I am working on a language that is the not english and I have scraped the data from different sources. I have done my preprocessing like punctuation removal, stop-words removal and tokenization. Now I want to extract domain specific lexicons. Let's say that I have data related to sports, entertainment, etc and I want to extract words that are related to these particular fields, like cricket etc, and place them in topics that are closely related. I tried to use lda for this, but I am not getting the correct clusters. Also in the clusters in which a word which is a part of one topic, it also appears in other topics.
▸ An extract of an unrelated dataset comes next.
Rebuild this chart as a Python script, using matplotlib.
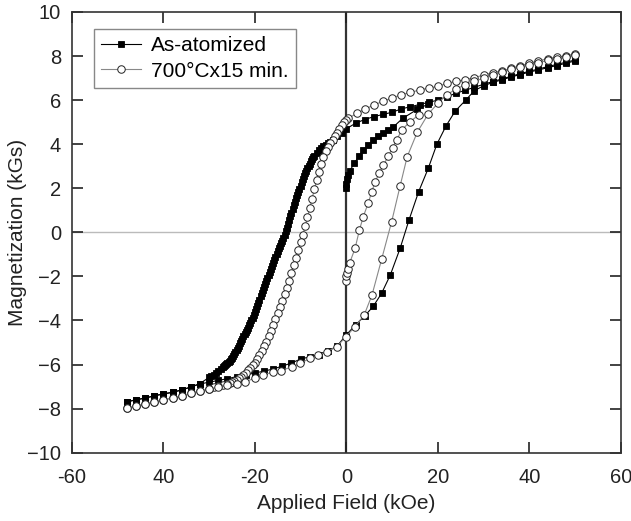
import matplotlib
matplotlib.use("Agg")
import matplotlib.pyplot as plt

plt.rcParams['font.family'] = ['Liberation Sans', 'DejaVu Sans']

# ---------------- As-atomized (filled squares) ----------------
sq_virgin_x = [0, 0, 0.2, 0.4, 0.8, 1.7, 2.8, 3.7, 4.8, 5.9, 7.0, 8.1, 9.2, 10.2, 12.3, 15.5, 17.9]
sq_virgin_y = [2.0, 2.2, 2.4, 2.6, 2.8, 3.13, 3.46, 3.74, 3.96, 4.19, 4.37, 4.52, 4.64, 4.77, 5.17, 5.58, 5.82]

sq_desc_x = [50, 48, 46, 44, 42, 40, 38, 36, 34, 32, 30, 28, 26, 24, 22, 20, 18, 16, 14, 12, 10, 8, 6, 4, 2, 0,
             -1, -2, -3, -3.5, -4, -4.5, -5, -5.5, -6, -6.5,
             -7, -7.25, -7.5, -7.75, -8, -8.25, -8.5, -8.75, -9, -9.25, -9.5, -9.75,
             -10, -10.25, -10.5, -10.75, -11, -11.25, -11.5, -11.75, -12, -12.25, -12.5, -12.75,
             -13, -13.25, -13.5, -13.75, -14, -14.25, -14.5, -14.75, -15, -15.25, -15.5, -15.75,
             -16, -16.25, -16.5, -16.75, -17, -17.25, -17.5, -17.75, -18, -18.25, -18.5, -18.75,
             -19, -19.25, -19.5, -19.75, -20, -20.25, -20.5, -20.75, -21, -21.25, -21.5, -21.75,
             -22, -22.25, -22.5, -22.75, -23, -23.25, -23.5, -23.75, -24, -24.25, -24.5, -24.75,
             -25, -25.25, -25.5, -25.75, -26, -26.25, -26.5, -26.75, -27,
             -27.5, -28, -28.5, -29, -29.5, -30, -32, -34, -36, -38, -40, -42, -44, -46, -48]
sq_desc_y = [7.82, 7.72, 7.62, 7.52, 7.41, 7.31, 7.2, 7.08, 6.96, 6.84, 6.72, 6.58, 6.45, 6.31, 6.16, 6.0, 5.9,
             5.8, 5.7, 5.6, 5.45, 5.35, 5.25, 5.12, 4.95, 4.7,
             4.5, 4.35, 4.2, 4.12, 4.05, 3.97, 3.9, 3.83, 3.75, 3.62,
             3.48, 3.40, 3.31, 3.22, 3.12, 3.02, 2.92, 2.80, 2.68, 2.55, 2.41, 2.27,
             2.12, 1.98, 1.84, 1.70, 1.55, 1.39, 1.23, 1.07, 0.9, 0.73, 0.55, 0.38,
             0.2, 0.05, -0.1, -0.24, -0.38, -0.49, -0.6, -0.72, -0.85, -0.98, -1.12, -1.26,
             -1.4, -1.54, -1.68, -1.82, -1.95, -2.08, -2.22, -2.36, -2.5, -2.63, -2.77, -2.91,
             -3.05, -3.19, -3.33, -3.48, -3.62, -3.75, -3.88, -4.0, -4.12, -4.22, -4.32, -4.42,
             -4.52, -4.62, -4.72, -4.82, -4.93, -5.03, -5.14, -5.24, -5.34, -5.44, -5.53, -5.62,
             -5.7, -5.76, -5.82, -5.88, -5.93, -5.98, -6.03, -6.08, -6.12,
             -6.21, -6.3, -6.39, -6.47, -6.53, -6.58, -6.86, -7.02, -7.15, -7.26, -7.33, -7.42, -7.52,
             -7.6, -7.69]

sq_asc_x = [-48, -46, -44, -42, -40, -38, -36, -34, -32, -30, -28, -26, -24, -22, -20, -18, -16, -14, -12,
            -10, -8, -6, -4, -2, 0, 2, 4, 5.9, 7.7, 9.6, 11.75, 13.7, 15.8, 17.9, 19.8, 21.8, 23.8, 26.1,
            28.0, 30, 32, 34, 36, 38, 40, 42, 44, 46, 48, 50]
sq_asc_y = [-7.69, -7.6, -7.52, -7.42, -7.33, -7.26, -7.15, -7.02, -6.88, -6.8, -6.72, -6.64, -6.55, -6.47,
            -6.38, -6.3, -6.2, -6.07, -5.93, -5.75, -5.65, -5.55, -5.4, -5.15, -4.65, -4.2, -3.8, -3.35,
            -2.77, -1.94, -0.73, 0.56, 1.84, 2.9, 4.0, 4.83, 5.5, 6.0, 6.43, 6.65, 6.8, 6.92, 7.05, 7.16,
            7.27, 7.37, 7.47, 7.57, 7.67, 7.78]

# ---------------- 700°C x 15 min (open circles) ----------------
ci_virgin_x = [0, 0, 0.1, 0.3, 0.7, 1.9, 2.85, 3.7, 4.8, 5.55, 6.3, 7.2, 8.1, 9.2, 10.1, 11.0, 12.1, 13.9, 15.8]
ci_virgin_y = [-2.2, -2.0, -1.85, -1.65, -1.4, -0.73, 0.1, 0.71, 1.34, 1.84, 2.3, 2.68, 3.05, 3.46, 3.85,
               4.19, 4.64, 5.02, 5.32]

ci_desc_x = [50, 48, 46, 44, 42, 40, 38, 36, 34, 32, 30, 28, 26, 24, 22, 20, 18, 16, 14, 12, 10, 8, 6, 4, 2.3,
             0.4, 0, -0.5, -1, -1.5, -2, -2.5, -3, -3.5, -4, -4.5, -5, -5.5, -6, -6.5, -7, -7.5, -8, -8.5,
             -9, -9.5, -10, -10.5, -11, -11.5, -12, -12.5, -13, -13.5, -14, -14.5, -15, -15.5, -16, -16.5,
             -17, -17.5, -18, -18.5, -19, -19.5, -20, -20.5, -21, -21.5, -22, -22.5, -23, -23.5, -24,
             -24.5, -25, -25.5, -26, -27, -28, -29, -30, -32, -34, -36, -38, -40, -42, -44, -46, -48]
ci_desc_y = [8.1, 8.0, 7.95, 7.88, 7.78, 7.67, 7.56, 7.44, 7.33, 7.24, 7.14, 7.02, 6.93, 6.85, 6.76, 6.62,
             6.55, 6.46, 6.35, 6.24, 6.1, 5.94, 5.78, 5.58, 5.4, 5.17, 5.1, 5.0, 4.87, 4.68, 4.52, 4.36,
             4.2, 4.05, 3.87, 3.67, 3.43, 3.1, 2.75, 2.36, 1.95, 1.53, 1.1, 0.69, 0.28, -0.1, -0.45, -0.82,
             -1.15, -1.5, -1.85, -2.2, -2.52, -2.82, -3.1, -3.38, -3.65, -3.93, -4.2, -4.48, -4.72, -4.97,
             -5.18, -5.4, -5.58, -5.76, -5.92, -6.03, -6.15, -6.26, -6.37, -6.48, -6.56, -6.63, -6.7,
             -6.76, -6.8, -6.84, -6.88, -6.94, -6.99, -7.04, -7.1, -7.22, -7.3, -7.42, -7.52, -7.6, -7.7,
             -7.79, -7.88, -7.98]

ci_asc_x = [-48, -46, -44, -42, -40, -38, -36, -34, -32, -30, -28, -26, -24, -22.2, -20, -18.2, -16, -14.2,
            -11.9, -10.1, -8, -6.1, -4.3, -2.1, -0.1, 1.9, 3.9, 5.6, 7.7, 9.9, 11.75, 13.3, 15.5, 17.9, 20,
            22, 24, 26, 28, 30, 32, 34, 36, 38, 40, 42, 44, 46, 48, 50]
ci_asc_y = [-7.98, -7.88, -7.79, -7.7, -7.6, -7.52, -7.42, -7.3, -7.22, -7.12, -7.02, -6.95, -6.87, -6.78,
            -6.62, -6.48, -6.33, -6.27, -6.1, -5.95, -5.72, -5.57, -5.42, -5.19, -4.74, -4.28, -3.75,
            -2.85, -1.23, 0.48, 2.1, 3.43, 4.54, 5.37, 5.85, 6.25, 6.5, 6.7, 6.85, 7.0, 7.15, 7.28, 7.4,
            7.5, 7.6, 7.7, 7.8, 7.88, 7.96, 8.05]

x_ticks = [-60, -40, -20, 0, 20, 40, 60]
x_tick_labels = ['-60', '40', '-20', '0', '20', '40', '60']
y_ticks = [-10, -8, -6, -4, -2, 0, 2, 4, 6, 8, 10]

fig = plt.figure(figsize=(6.31, 5.21), dpi=100)
ax = fig.add_axes([0.1141, 0.1311, 0.8696, 0.8459])

ax.axhline(0, color='#bbbbbb', lw=1.0, zorder=1)
ax.axvline(0, color='#333333', lw=1.6, zorder=1)

sq_kw = dict(color='black', lw=0.8, marker='s', ms=4.8, mfc='black', mec='black', mew=0.6, zorder=3)
ci_kw = dict(color='#888888', lw=0.8, marker='o', ms=5.4, mfc='white', mec='#222222', mew=0.7, zorder=4)

ax.plot(sq_virgin_x, sq_virgin_y, **sq_kw)
ax.plot(sq_desc_x, sq_desc_y, **sq_kw)
ax.plot(sq_asc_x, sq_asc_y, label='As-atomized', **sq_kw)
ax.plot(ci_virgin_x, ci_virgin_y, **ci_kw)
ax.plot(ci_desc_x, ci_desc_y, **ci_kw)
ax.plot(ci_asc_x, ci_asc_y, label='700°Cx15 min.', **ci_kw)

ax.set_xlim(-60, 60)
ax.set_ylim(-10, 10)
ax.set_xticks(x_ticks)
ax.set_xticklabels(x_tick_labels)
ax.set_yticks(y_ticks)
ax.tick_params(direction='in', length=8, width=1.2, top=True, right=True,
               labelsize=14.5, colors='#222222')
ax.tick_params(axis='x', pad=11)
ax.tick_params(axis='y', pad=8)
for s in ax.spines.values():
    s.set_linewidth(1.2)
    s.set_color('#333333')

ax.set_xlabel('Applied Field (kOe)', fontsize=15, color='#222222', labelpad=5)
ax.set_ylabel('Magnetization (kGs)', fontsize=15, color='#222222', labelpad=0)

leg = ax.legend(loc='upper left', bbox_to_anchor=(0.040, 0.9614), borderaxespad=0,
                fancybox=False, edgecolor='#888888', framealpha=1, fontsize=15,
                handlelength=1.9, handletextpad=0.5, borderpad=0.35, labelspacing=0.3)
leg.get_frame().set_linewidth(1.0)

fig.savefig('out.png', dpi=100)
How can I improve my results?
# URDU STOP WORDS REMOVAL
doc_clean = []
stopwords_corpus = UrduCorpusReader('./data', ['stopwords-ur.txt'])
stopwords = stopwords_corpus.words()
# print(stopwords)
for infile in (wordlists.fileids()):
words = wordlists.words(infile)
#print(words)
finalized_words = remove_urdu_stopwords(stopwords, words)
doc = doc_clean.append(finalized_words)
print("\n==== WITHOUT STOPWORDS ===========\n")
print(finalized_words)
# making dictionary and corpus
dictionary = corpora.Dictionary(doc_clean)
# convert tokenized documents into a document-term matrix
matrx= [dictionary.doc2bow(text) for text in doc_clean]
# generate LDA model
lda = models.ldamodel.LdaModel(corpus=matrx, id2word=dictionary, num_topics=5, passes=10)
for top in lda.print_topics():
print("\n===topics from files===\n")
print (top)